In Einstein tensor notation, repeated incides in a product are implicitly summed over. So, explicitly written out, this reads:

$$\sum_{\mu,\nu}F_{\mu\nu}F^{\mu\nu}=2(B^2-E^2)$$

• @G.Smith That's correct. I am stating what the statement currently reads, not what it should read. – probably_someone Jun 30 at 3:06
• @probably_someone I've edited it to the correct value, so feel free to edit your answer accordingly :) – John Dumancic Jun 30 at 3:21

As pointed out in the other answer,you have to sum over the indices. This is equivalent to taking the trace over the matrix product(in this case). Note an overall negative sign in missing in your matrix product because because $$F_{\mu\nu}F^{\mu\nu}$$ is not the trace of the matrix product of the $$F_{\mu\nu}$$ matrix with the $$F^{\mu\nu}$$ matrix.It is the trace of the matrix product of one with the transpose of the other.After fixing the sign, You just need to take trace of the correct matrix product,and the result will be $$2(B^2-E^2)$$.
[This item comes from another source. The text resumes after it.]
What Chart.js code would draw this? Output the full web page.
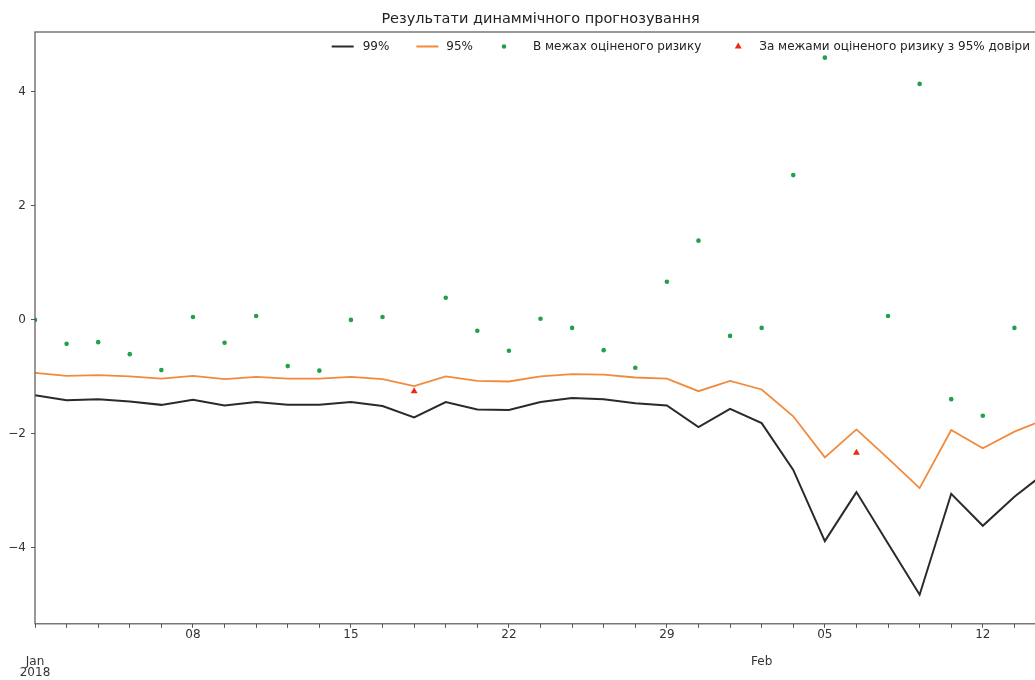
<!DOCTYPE html>
<html>
<head>
<meta charset="utf-8">
<title>Результати динаммічного прогнозування</title>
<script src="https://cdn.jsdelivr.net/npm/chart.js@4/dist/chart.umd.min.js"></script>
<style>
  html, body { margin: 0; padding: 0; background: #fff; overflow: hidden; }
  #wrap { width: 1035px; height: 680px; overflow: hidden; }
  canvas { display: block; }
</style>
</head>
<body>
<div id="wrap"><canvas id="forecast" width="1060" height="680"></canvas></div>
<script>
// business days, 1 Jan - 14 Feb 2018 (the picture is cut just before the last one)
var days = ['2018-01-01', '2018-01-02', '2018-01-03', '2018-01-04', '2018-01-05',
            '2018-01-08', '2018-01-09', '2018-01-10', '2018-01-11', '2018-01-12',
            '2018-01-15', '2018-01-16', '2018-01-17', '2018-01-18', '2018-01-19',
            '2018-01-22', '2018-01-23', '2018-01-24', '2018-01-25', '2018-01-26',
            '2018-01-29', '2018-01-30', '2018-01-31', '2018-02-01', '2018-02-02',
            '2018-02-05', '2018-02-06', '2018-02-07', '2018-02-08', '2018-02-09',
            '2018-02-12', '2018-02-13', '2018-02-14'];

// VaR forecasts
var var99 = [-1.32, -1.41, -1.39, -1.43, -1.49, -1.40, -1.50, -1.44, -1.49, -1.49,
             -1.44, -1.51, -1.71, -1.44, -1.57, -1.58, -1.44, -1.37, -1.39, -1.46,
             -1.50, -1.88, -1.56, -1.81, -2.63, -3.88, -3.02, -3.92, -4.82, -3.05,
             -3.61, -3.10, -2.67];
var var95 = [-0.93, -0.98, -0.97, -0.99, -1.03, -0.98, -1.04, -1.00, -1.03, -1.03,
             -1.00, -1.04, -1.16, -0.99, -1.07, -1.08, -0.99, -0.95, -0.96, -1.01,
             -1.03, -1.25, -1.07, -1.22, -1.69, -2.41, -1.92, -2.43, -2.95, -1.93,
             -2.25, -1.96, -1.74];

// realised returns
var returns = [0.00, -0.42, -0.39, -0.60, -0.88, 0.05, -0.40, 0.07, -0.81, -0.89,
               0.00, 0.05, -1.25, 0.39, -0.19, -0.54, 0.02, -0.14, -0.53, -0.84,
               0.67, 1.39, -0.28, -0.14, 2.54, 4.60, -2.33, 0.07, 4.14, -1.39,
               -1.68, -0.14, null];

var weekTicks = [5, 10, 15, 20, 25, 30];
var weekLabels = ['08', '15', '22', '29', '05', '12'];
var monthTicks = [0, 23];
var monthLabels = [['Jan', '2018'], ['Feb']];
var yTicks = [-4, -2, 0, 2, 4];

var inside = [], outside = [];
returns.forEach(function (v, i) {
  if (v === null) return;
  if (v < var95[i]) outside.push({ x: i, y: v });
  else inside.push({ x: i, y: v });
});

function pts(arr) {
  return arr.map(function (v, i) { return { x: i, y: v }; });
}

Chart.defaults.font.family = '"DejaVu Sans", sans-serif';
Chart.defaults.font.size = 12;
Chart.defaults.color = '#333';

// matplotlib style box round the axes
var spines = {
  id: 'spines',
  afterDatasetsDraw: function (chart) {
    var a = chart.chartArea, ctx = chart.ctx;
    ctx.save();
    ctx.strokeStyle = '#555';
    ctx.lineWidth = 1.2;
    ctx.strokeRect(a.left, a.top, a.right - a.left, a.bottom - a.top);
    ctx.restore();
  }
};

// legend sits inside the axes, top right, no frame
var mplLegend = {
  id: 'mplLegend',
  afterDraw: function (chart) {
    var ctx = chart.ctx, a = chart.chartArea, ds = chart.data.datasets;
    ctx.save();
    ctx.font = '12px "DejaVu Sans"';
    ctx.textBaseline = 'middle';
    var y = a.top + 14.5;
    var w = ds.map(function (d) { return ctx.measureText(d.label).width; });

    var t4 = a.right - 16 - w[3];
    var triX = t4 - 21;
    var t3 = triX - 37 - w[2];
    var dotX = t3 - 29;
    var t2 = dotX - 31 - w[1];
    var t1 = t2 - 30 - 27 - w[0];

    ctx.lineWidth = 2;
    ctx.strokeStyle = ds[0].borderColor;
    ctx.beginPath(); ctx.moveTo(t1 - 31, y); ctx.lineTo(t1 - 9, y); ctx.stroke();
    ctx.strokeStyle = ds[1].borderColor;
    ctx.beginPath(); ctx.moveTo(t2 - 30, y); ctx.lineTo(t2 - 8, y); ctx.stroke();

    ctx.fillStyle = ds[2].backgroundColor;
    ctx.beginPath(); ctx.arc(dotX, y, 2.3, 0, Math.PI * 2); ctx.fill();

    ctx.fillStyle = ds[3].backgroundColor;
    ctx.beginPath();
    ctx.moveTo(triX, y - 4);
    ctx.lineTo(triX + 3.5, y + 2);
    ctx.lineTo(triX - 3.5, y + 2);
    ctx.closePath(); ctx.fill();

    ctx.fillStyle = '#222';
    [t1, t2, t3, t4].forEach(function (tx, i) { ctx.fillText(ds[i].label, tx, y); });
    ctx.restore();
  }
};

new Chart(document.getElementById('forecast'), {
  type: 'scatter',
  data: {
    datasets: [{
      label: '99%',
      data: pts(var99),
      showLine: true,
      borderColor: '#2a2a2a',
      borderWidth: 2,
      pointRadius: 0,
      order: 2
    }, {
      label: '95%',
      data: pts(var95),
      showLine: true,
      borderColor: '#f28a3c',
      borderWidth: 1.8,
      pointRadius: 0,
      order: 1
    }, {
      label: 'В межах оціненого ризику',
      data: inside,
      backgroundColor: '#22a04a',
      pointStyle: 'circle',
      pointRadius: 2.3,
      pointBorderWidth: 0,
      order: 0
    }, {
      label: 'За межами оціненого ризику з 95% довіри',
      data: outside,
      backgroundColor: '#ee2a15',
      pointStyle: 'triangle',
      pointRadius: 4,
      pointBorderWidth: 0,
      order: 0
    }]
  },
  options: {
    responsive: false,
    animation: false,
    events: [],
    layout: { padding: { left: 0, right: 14, top: 0, bottom: 0 } },
    plugins: {
      legend: { display: false },
      tooltip: { enabled: false },
      title: {
        display: true,
        fullSize: false,
        text: 'Результати динаммічного прогнозування',
        color: '#222',
        font: { size: 14.5, weight: 'normal' },
        padding: { top: 10.3, bottom: 4.3 }
      }
    },
    scales: {
      x: {
        type: 'linear',
        min: 0,
        max: days.length - 1,
        border: { display: false },
        grid: { display: true, drawOnChartArea: false, tickLength: 4, tickColor: '#555' },
        afterBuildTicks: function (scale) {
          scale.ticks = days.map(function (d, i) { return { value: i }; });
        },
        ticks: {
          autoSkip: false,
          maxRotation: 0,
          padding: 0,
          color: '#333',
          callback: function (value) {
            var k = weekTicks.indexOf(value);
            return k >= 0 ? weekLabels[k] : '';
          }
        }
      },
      x2: {
        type: 'linear',
        position: 'bottom',
        min: 0,
        max: days.length - 1,
        border: { display: false },
        grid: { display: true, drawOnChartArea: false, tickLength: 13, tickColor: 'rgba(0,0,0,0)' },
        afterBuildTicks: function (scale) {
          scale.ticks = monthTicks.map(function (v) { return { value: v }; });
        },
        ticks: {
          autoSkip: false,
          maxRotation: 0,
          padding: 1,
          color: '#333',
          font: { lineHeight: 0.95 },
          callback: function (value, index) { return monthLabels[index]; }
        }
      },
      y: {
        min: -5.33,
        max: 5.05,
        border: { display: false },
        grid: { display: true, drawOnChartArea: false, tickLength: 4, tickColor: '#555' },
        afterBuildTicks: function (scale) {
          scale.ticks = yTicks.map(function (v) { return { value: v }; });
        },
        afterFit: function (scale) { scale.width = 35; },
        ticks: {
          padding: 5,
          color: '#333',
          callback: function (value) {
            return value < 0 ? '\u2212' + Math.abs(value) : String(value);
          }
        }
      }
    }
  },
  plugins: [spines, mplLegend]
});
</script>
</body>
</html>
• The trace of the OP’s matrix product doesn’t have the correct sign, because $F_{\mu\nu}F^{\mu\nu}$ is not the trace of the matrix product of the $F_{\mu\nu}$ matrix with the $F^{\mu\nu}$ matrix. It is the trace of the matrix product of one with the transpose of the other. – G. Smith Jun 30 at 3:15
• You wrongly implied that what the OP did was fine. And even now you have not explained what the OP did wrong. – G. Smith Jun 30 at 3:20
• An the linear algebra matrix product as written is $F_{\mu\nu}F^{\nu\mu}$, i.e., one is transposed, hence the sign error. – JEB Jun 30 at 3:20
• No, I don’t think so. Your answer is confusing, but you can improve it. – G. Smith Jun 30 at 3:26
• It’s better now. – G. Smith Jun 30 at 3:41

Since the sum over repeated indices is implied as other answers have pointed out, $$F_{\mu\nu}F^{\mu\nu}$$ is nothing but the sum of the elements of the element-wise product of the matrices $$F_{\mu\nu}$$ and $$F^{\mu\nu}$$. From this, the equality you are after follows immediately without even (matrix-)multiplying them, since the element-wise product is trivial to calculate.